Seanad debates

Tuesday, 21 January 2020

2:30 pm

Photo of Lynn RuaneLynn Ruane (Independent) | Oireachtas source

I echo everything that every Member said regarding the staff - our colleagues here in the House. I have learned a huge amount from every person. Regardless of whether I agreed with them, I have taken something from every single conversation, communication, relationship and friendship I have built in this House.

I thank Seb in my office. He is the perfect balance to my madness. I am sure that if he had not worked so hard to keep a tight rein on me over the past few years, there would have been many more scandals out there as a result of me not being able to shut up when I should have done so. He has been brilliant in pushing and building my work. I am only as successful as I am because he was behind me and supporting me for the past number of years.

I would like to acknowledge my role in Trinity College. It was an unusual path for someone like me to take on my journey into politics, a journey I thought I would never take. I have been marching outside Leinster House since the age of 17 and I never saw myself being on the other side of those gates. That is not necessarily because I do not believe people like me should be on the other side of the gates. It is that it does not even cross one's mind that that is where one could and should be and therefore it does not even become a thought. Regardless of the barriers preventing one getting in here, it does not even become a thought. It is the same with Trinity College. We do not really believe that someone with low levels of educational attainment and the passing background I had would make it through Trinity in the way that I have done. I have been supported by the Trinity electorate, its staff and graduates and my two colleagues on the Trinity panel who trail-blazed on the issue of social justice long before I came on the scene. They carved out a path for Trinity Senators to be justice warriors in one way or another in this Chamber. Whether it was Senator Norris on LGBT issues or Senator Bacik on the eighth amendment and other issues of gender, they have provided a space for someone like me to come here and raise the issues I care about. These include human rights for people with an addiction, people living in poverty, inequality, lack of educational attainment, ex-prisoners and people who are currently in the prison system. All the legislation I have brought forward to date has been reflective of my lived experience and the realities of lives like mine in my community.

I remember being petrified on the first day I came in here to speak. I was chosen to raise a Commencement matter with the Minister for Health, Deputy Simon Harris, related to drugs that were to be included in the Misuse of Drugs Act. I had a recurring dream for several nights beforehand in which I was walking up Grafton Street and saw someone in a Tommy Hilfiger navy blue skirt suit. It almost looked Fianna Fáil-ish. I know Senator Wilson would like to claim me as some sort of conservative liberal but the suit looked conservative and was definitely not something I would ever wear. In my dream, I put the suit on to go into the Chamber to speak but it turned into fleece Mickey Mouse pyjamas every time I sat down. I had that dream for about two or three nights. I kept trying to put on the suit. I had to sit with that and think about it, but I decided that I needed to be me. I have my accent and style, my culture and working class-ness, whatever that is, and it is definitely not a navy skirt suit. I just had to embrace who I was and politics - the Seanad and everyone here - also embraced that and all the work I have done with civil society over the years.

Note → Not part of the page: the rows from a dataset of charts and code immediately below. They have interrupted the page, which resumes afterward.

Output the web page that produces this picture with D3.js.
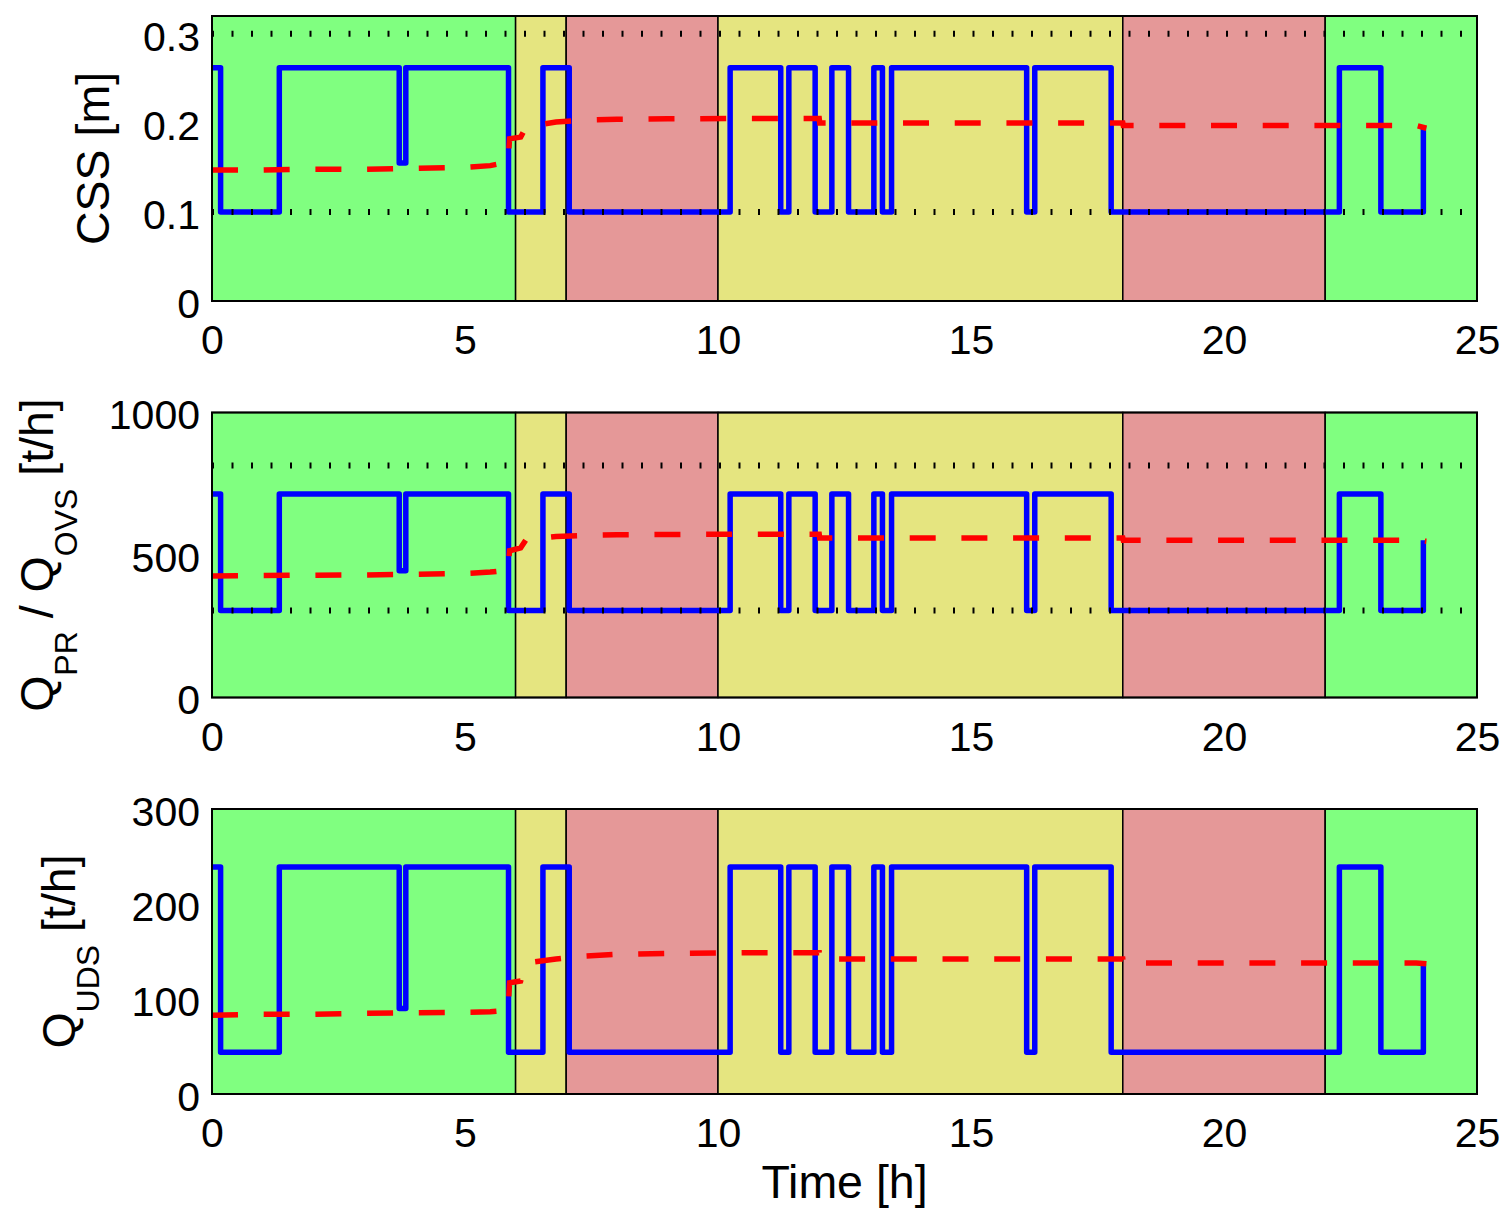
<!DOCTYPE html>
<html>
<head>
<meta charset="utf-8">
<script src="https://cdn.jsdelivr.net/npm/d3@7"></script>
<style>
body { margin: 0; background: #fff; }
text { font-family: "Liberation Sans", Arial, Helvetica, sans-serif; fill: #000; white-space: pre; }
</style>
</head>
<body>
<div id="chart-area"></div>
<script>
// ---- values ----

// time axis
var xTicks = [0, 5, 10, 15, 20, 25];

// tariff periods (background bands)
var regionStarts = [0, 6, 7, 10, 18, 22];
var regionEnds   = [6, 7, 10, 18, 22, 25];
var regionKinds  = ["low", "mid", "high", "mid", "high", "low"];

// blue step signal: switching instants [h] and the level held from each instant
var stepTimes = [0, 0.17, 1.33, 3.70, 3.83, 5.86, 6.54, 7.06, 10.24, 11.24, 11.40, 11.92,
                 12.25, 12.58, 13.08, 13.25, 13.43, 16.10, 16.26, 17.77, 22.28, 23.10, 23.94];
var cssBlue  = [0.262, 0.1, 0.262, 0.155, 0.262, 0.1, 0.262, 0.1, 0.262, 0.1, 0.262, 0.1,
                0.262, 0.1, 0.262, 0.1, 0.262, 0.1, 0.262, 0.1, 0.262, 0.1, 0.196];
var qprBlue  = [714, 305, 714, 445, 714, 305, 714, 305, 714, 305, 714, 305,
                714, 305, 714, 305, 714, 305, 714, 305, 714, 305, 552];
var qudsBlue = [239, 44, 239, 90, 239, 44, 239, 44, 239, 44, 239, 44,
                239, 44, 239, 44, 239, 44, 239, 44, 239, 44, 137];

// red dashed signal
var redTimes = [0, 1, 2, 3, 4, 5, 5.5, 5.85, 5.88, 6.1, 6.2, 6.35, 6.8, 7.3, 8, 9, 10.5,
                12, 12.01, 18, 18.01, 23.8, 24];
var cssRed  = [0.147, 0.147, 0.148, 0.148, 0.149, 0.150, 0.152, 0.156, 0.182, 0.184, 0.195, 0.197,
               0.201, 0.203, 0.204, 0.2045, 0.205, 0.205, 0.200, 0.200, 0.197, 0.197, 0.194];
var qprRed  = [426, 428, 429, 430, 432, 435, 440, 447, 515, 525, 552, 557,
               565, 568, 571, 572, 573, 573, 560, 560, 552, 552, 548];
var qudsRed = [83, 84, 84, 85, 85.5, 86, 86.5, 88, 117, 119, 136, 139,
               142, 145, 147, 148, 148.7, 148.7, 142, 142, 138, 138, 137];

// axis ticks and limit lines
var cssTicks  = [0, 0.1, 0.2, 0.3];
var qprTicks  = [0, 500, 1000];
var qudsTicks = [0, 100, 200, 300];
var cssLimits  = [0.1, 0.3];
var qprLimits  = [305, 814];
var qudsLimits = [];

var regionColors = { low: "#80ff80", mid: "#e5e580", high: "#e59898" };

var panelH = 285;
var panels = [
    { top: 16,    yMax: 0.32, ticks: cssTicks,  blue: cssBlue,  red: cssRed,  limits: cssLimits,
      labelX: 109, label: [{ t: "CSS [m]" }] },
    { top: 412.5, yMax: 1000, ticks: qprTicks,  blue: qprBlue,  red: qprRed,  limits: qprLimits,
      labelX: 53,  label: [{ t: "Q" }, { t: "PR", sub: true }, { t: " / Q" }, { t: "OVS", sub: true }, { t: " [t/h]" }] },
    { top: 809,   yMax: 300,  ticks: qudsTicks, blue: qudsBlue, red: qudsRed, limits: qudsLimits,
      labelX: 75,  label: [{ t: "Q" }, { t: "UDS", sub: true }, { t: " [t/h]" }] }
];

var svg = d3.select("#chart-area")
        .append("svg")
                .attr("width", 1506)
                .attr("height", 1211);

var x = d3.scaleLinear()
        .domain([0, 25])
        .range([212, 1477]);

panels.forEach(function (p) {
        var g = svg.append("g");
        var y = d3.scaleLinear()
                .domain([0, p.yMax])
                .range([p.top + panelH, p.top]);

        // background bands
        g.selectAll("rect.region")
                .data(regionStarts)
                .enter()
                .append("rect")
                .attr("class", "region")
                .attr("x", d => x(d))
                .attr("y", p.top)
                .attr("width", (d, i) => x(regionEnds[i]) - x(d))
                .attr("height", panelH)
                .attr("fill", (d, i) => regionColors[regionKinds[i]])
                .attr("stroke", "#000")
                .attr("stroke-width", 1.5);

        // blue step line
        var blueLine = d3.line()
                .x((d, i) => x(stepTimes[i]))
                .y(d => y(d))
                .curve(d3.curveStepAfter);
        g.append("path")
                .datum(p.blue)
                .attr("d", blueLine)
                .attr("fill", "none")
                .attr("stroke", "#0000ff")
                .attr("stroke-width", 5.5)
                .attr("stroke-linejoin", "round");

        // red dashed line
        var redLine = d3.line()
                .x((d, i) => x(redTimes[i]))
                .y(d => y(d));
        g.append("path")
                .datum(p.red)
                .attr("d", redLine)
                .attr("fill", "none")
                .attr("stroke", "#ff0000")
                .attr("stroke-width", 5.5)
                .attr("stroke-dasharray", "26,25.7");

        // dotted limits
        g.selectAll("line.limit")
                .data(p.limits)
                .enter()
                .append("line")
                .attr("class", "limit")
                .attr("x1", x(0))
                .attr("x2", x(25))
                .attr("y1", d => y(d))
                .attr("y2", d => y(d))
                .attr("stroke", "#000")
                .attr("stroke-width", 6)
                .attr("stroke-dasharray", "2,17.5");

        // box
        g.append("rect")
                .attr("x", x(0))
                .attr("y", p.top)
                .attr("width", x(25) - x(0))
                .attr("height", panelH)
                .attr("fill", "none")
                .attr("stroke", "#000")
                .attr("stroke-width", 2);

        var xAxisCall = d3.axisBottom(x)
                .tickValues(xTicks)
                .tickFormat(d => String(d))
                .tickSize(0)
                .tickPadding(24);
        var xg = g.append("g")
                .attr("transform", "translate(0," + (p.top + panelH) + ")")
                .call(xAxisCall)
                .attr("font-size", 41);
        xg.select(".domain").remove();

        var yAxisCall = d3.axisLeft(y)
                .tickValues(p.ticks)
                .tickFormat(d => String(d))
                .tickSize(0)
                .tickPadding(12);
        var yg = g.append("g")
                .attr("transform", "translate(" + x(0) + ",0)")
                .call(yAxisCall)
                .attr("font-size", 41);
        yg.select(".domain").remove();
        yg.selectAll("text").attr("dy", "0.4em");

        // rotated y label with subscripts
        var lab = g.append("text")
                .attr("transform", "translate(" + p.labelX + "," + (p.top + panelH / 2) + ") rotate(-90)")
                .attr("text-anchor", "middle")
                .attr("font-size", 46.5);
        var shifted = false;
        p.label.forEach(function (part) {
                var ts = lab.append("tspan").text(part.t);
                if (part.sub) {
                        ts.attr("font-size", 32).attr("dy", 24);
                        shifted = true;
                } else if (shifted) {
                        ts.attr("dy", -24);
                        shifted = false;
                }
        });
});

svg.append("text")
        .attr("x", (x(0) + x(25)) / 2)
        .attr("y", 1198)
        .attr("text-anchor", "middle")
        .attr("font-size", 46.5)
        .text("Time [h]");
</script>
</body>
</html>
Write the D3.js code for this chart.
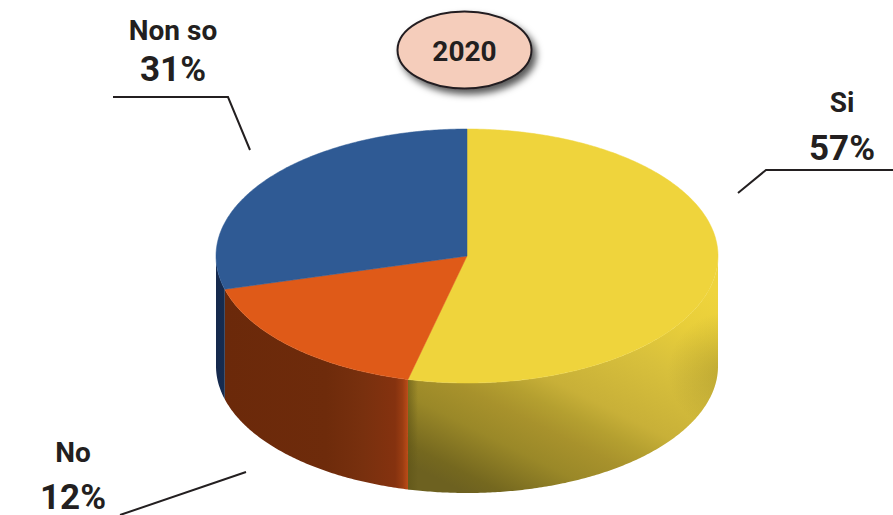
<!DOCTYPE html>
<html>
<head>
<meta charset="utf-8">
<style>
  html, body { margin: 0; padding: 0; background: #fff; }
  svg { display: block; }
  text { font-family: Roboto, "Noto Sans", sans-serif; font-weight: 700; fill: #231f20; text-anchor: middle; }
</style>
<script src="https://cdnjs.cloudflare.com/ajax/libs/d3/7.8.5/d3.min.js"></script>
</head>
<body>
<script>
const title = "2020";
const categories = ["Si", "No", "Non so"];
const shares = [57, 12, 31];
const topColors = ["#EFD43C", "#DF5A18", "#2F5A94"];

const width = 893, height = 515;
const cx = 467, cy = 256, rx = 251, ry = 127, depth = 110;
const TAU = 2 * Math.PI;

const svg = d3.select("body").append("svg")
  .attr("width", width).attr("height", height).attr("viewBox", [0, 0, width, height]);

const defs = svg.append("defs");

function addStops(g, stops) {
  stops.forEach(([o, c, a]) => g.append("stop").attr("offset", o).attr("stop-color", c).attr("stop-opacity", a === undefined ? 1 : a));
}
function linearGradient(id, x1, y1, x2, y2, stops) {
  addStops(defs.append("linearGradient").attr("id", id)
    .attr("gradientUnits", "userSpaceOnUse")
    .attr("x1", x1).attr("y1", y1).attr("x2", x2).attr("y2", y2), stops);
}

linearGradient("wall-yellow", 700, 285, 570, 545, [
  [0, "#EFD43C"], [0.15, "#E8CE3A"], [0.31, "#D8C03C"], [0.52, "#C8B038"], [0.6, "#B5A030"], [0.68, "#A8922C"], [0.79, "#9A8828"], [0.94, "#75681F"], [1, "#6D6120"]
]);
linearGradient("wall-yellow-left", 408, 0, 418, 0, [
  [0, "#5c5216", 0.55], [1, "#5c5216", 0]
]);
// Shading that darkens the wall towards its lower right turn.
addStops(defs.append("radialGradient").attr("id", "wall-yellow-right")
  .attr("gradientUnits", "userSpaceOnUse")
  .attr("cx", 728).attr("cy", 372).attr("r", 60), [
  [0, "#6b5f1f", 0.3], [1, "#6b5f1f", 0]
]);
linearGradient("wall-orange", 225, 0, 408, 0, [
  [0, "#6B290A"], [0.55, "#6E2B0B"], [0.75, "#78300E"], [0.93, "#85320F"], [0.97, "#9A3D12"], [1, "#BC4C18"]
]);
linearGradient("wall-blue", 216, 0, 225, 0, [[0, "#16294D"], [1, "#152C50"]]);

const shadow = defs.append("filter").attr("id", "badge-shadow")
  .attr("x", "-30%").attr("y", "-30%").attr("width", "170%").attr("height", "170%");
shadow.append("feDropShadow").attr("dx", 4).attr("dy", 5).attr("stdDeviation", 3.5)
  .attr("flood-color", "#000").attr("flood-opacity", 0.65);

// Slice angles, then the foreshortening of the tilted disc applied on top of them.
const pie = d3.pie().sort(null).value(d => d).startAngle(0).endAngle(TAU);
const arcs = pie(shares);
const toScreenAngle = d3.scaleLinear()
  .domain([0, arcs[0].endAngle, arcs[1].endAngle, TAU])
  .range([0, 193.6, 254.8, 360].map(d => d * Math.PI / 180));

const xAt = a => cx + rx * Math.sin(a);
const yAt = a => cy - ry * Math.cos(a);

const line = d3.line();
const sweep = (a0, a1, dy = 0) => {
  const n = Math.max(2, Math.ceil(Math.abs(a1 - a0) / 0.01));
  return d3.range(n + 1).map(i => {
    const a = a0 + (a1 - a0) * i / n;
    return [xAt(a), yAt(a) + dy];
  });
};

const slices = arcs.map((d, i) => ({
  a0: toScreenAngle(d.startAngle), a1: toScreenAngle(d.endAngle), color: topColors[i], name: categories[i]
}));

// Side wall: only the part of each slice facing the viewer (90 to 270 degrees).
const wallSpan = s => [Math.max(s.a0, Math.PI / 2), Math.min(s.a1, 1.5 * Math.PI)];
const wallPath = s => {
  const [a0, a1] = wallSpan(s);
  return line([...sweep(a0, a1), ...sweep(a1, a0, depth)]) + "Z";
};

const wallFills = [
  ["url(#wall-yellow)", "url(#wall-yellow-left)", "url(#wall-yellow-right)"],
  ["url(#wall-orange)"],
  ["url(#wall-blue)"]
];
const walls = svg.append("g");
slices.forEach((s, i) => {
  wallFills[i].forEach(f => walls.append("path").attr("d", wallPath(s)).attr("fill", f));
});

// Top face of the disc.
svg.append("g").selectAll("path").data(slices).join("path")
  .attr("d", s => line([[cx, cy], ...sweep(s.a0, s.a1)]) + "Z")
  .attr("fill", s => s.color)
  .attr("stroke", s => s.color)
  .attr("stroke-width", 0.5);

// Leader lines from each label towards the disc.
const leaders = [
  [[738, 193], [766, 170], [893, 170]],
  [[246, 472], [120, 515]],
  [[113, 97], [228, 97], [250, 150]]
];
svg.append("g").selectAll("path").data(leaders).join("path")
  .attr("d", d => line(d))
  .attr("fill", "none").attr("stroke", "#231f20").attr("stroke-width", 2);

// Category name and percentage.
const labelSpots = [
  { x: 842, nameY: 112, valueY: 160 },
  { x: 73, nameY: 462, valueY: 509 },
  { x: 173, nameY: 40, valueY: 81 }
];
const labels = svg.append("g").selectAll("g").data(labelSpots).join("g");
labels.append("text").attr("x", d => d.x).attr("y", d => d.nameY)
  .attr("font-size", 28).text((d, i) => categories[i]);
labels.append("text").attr("x", d => d.x).attr("y", d => d.valueY)
  .attr("font-size", 35).text((d, i) => shares[i] + "%");

// Year badge.
svg.append("ellipse").attr("cx", 464.5).attr("cy", 50).attr("rx", 67).attr("ry", 38.5)
  .attr("fill", "#F5CDBB").attr("stroke", "#231f20").attr("stroke-width", 2)
  .attr("filter", "url(#badge-shadow)");
svg.append("text").attr("x", 464.5).attr("y", 61).attr("font-size", 28).text(title);
</script>
</body>
</html>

As a community worker, my aim has been to take the Seanad and Trinity College into the hearts of communities. I have tried to use those community development principles not only to work on legislation but also to build initiatives with the cultural and social capital that being a Trinity graduate and a Senator allowed me to have in my three and a half years here.If I am not re-elected, I can look to the likes of Project SUMS, which sees over 150 students a week getting free mathematics grinds, all developed with UCD graduates and retired lecturers through my role here, and to my philosophy in the community module in Dolphin House, which allows residents, community workers and youth workers to look at the philosophical questions and big questions in life that they encounter every day in their communities without realising it.

I am working extremely hard to have the Homeless World Cup held in Ireland. Our bid has been short-listed. I will continue to support Irish Homeless Street Leagues in trying to host the massive event in Ireland. I have tried to marry everything I am as a working-class community development worker with who I can be and am as a politician in order to legislate here while also bringing the work of the Seanad and my work out into the communities that need resources and services the most. My Dad would have been proud and my Mam is proud. They would probably be most proud of the fact that I have managed to be in here for three and a half years and not say the "F" word once.